In an LLP, some partners have a form of limited liability similar to that of the shareholders of a corporation. Some states require one partner to be a “general partner” with unlimited liability, meaning he/she is ultimately responsible for the debts of the business and for any lawsuits such as personal injury or breach of contract. Unlike corporate shareholders, the partners have the right to manage the business directly. In contrast, corporate shareholders have to elect a board of directors under the laws of various state charters. The board organizes itself (also under the laws of the various state charters) and hires corporate officers who, as “corporate” individuals, then have the legal responsibility to manage the corporation in the corporation’s best interest. An LLP also has a different level of tax liability compared with that of a corporation.
As in a partnership or limited liability company (LLC), the profits of an LLP are allocated among the partners for tax purposes, avoiding the problem of “double taxation” often found in corporations.
Verify Eligibility Status. In the United States, each individual state has its own law governing the formation of LLPs.
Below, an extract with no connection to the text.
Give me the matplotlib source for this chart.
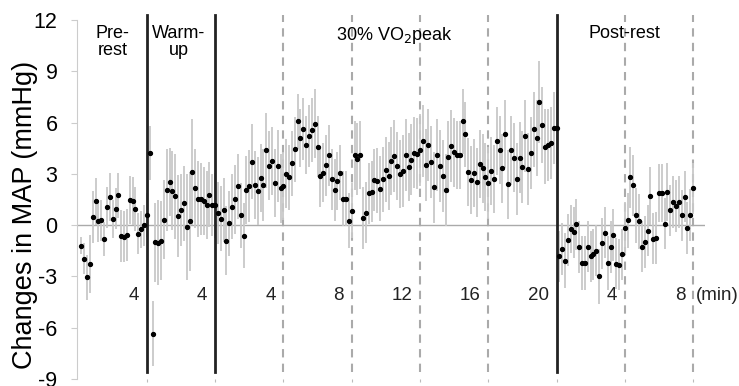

Although found in many business fields, the LLP is an especially popular form of organization among professionals such as lawyers, accountants, and architects. In California, New York, Oregon, and Nevada, LLPs can only be formed for such professional uses.
Choose a Business Name. When selecting a name for the LLP, generally the name (1) must be different from an existing LLP in your state, and (2) most states require the inclusion of “Limited Liability Partnership,” “LLP,” or another related abbreviation at the end of your business name.
Draft a Limited Liability Partnership Agreement. Although not required in every state, this agreement is strongly recommended. A limited liability partnership agreement should define each partner’s role and responsibilities. It should clearly define the partners’ assets and liability limitations. The agreement should also outline capital contributions, distribution of profits and losses, buyout agreements, expulsion or addition of partners, etc.
File a Certificate of Limited Liability Partnership. The drafting of an LLP agreement is optional; however all LLPs must file a certificate of limited liability partnership (sometimes called a certificate of registration as a limited liability partnership). The certificate of limited liability partnership is more general than the limited liability partnership agreement, as it does not detail responsibilities, capital contributions, buyouts, etc. The certificate requires the listing of your business’s name and address, the names and contact information of the partners, and information on the registered agent of the LLP.
Obtain Licenses and Permits. Once your business is registered, you must obtain business licenses and permits. Regulations vary by industry, state and locality.
Announce Your Business. Some states, including Arizona and New York, require the extra step of publishing a statement in your local newspaper about your LLP formation.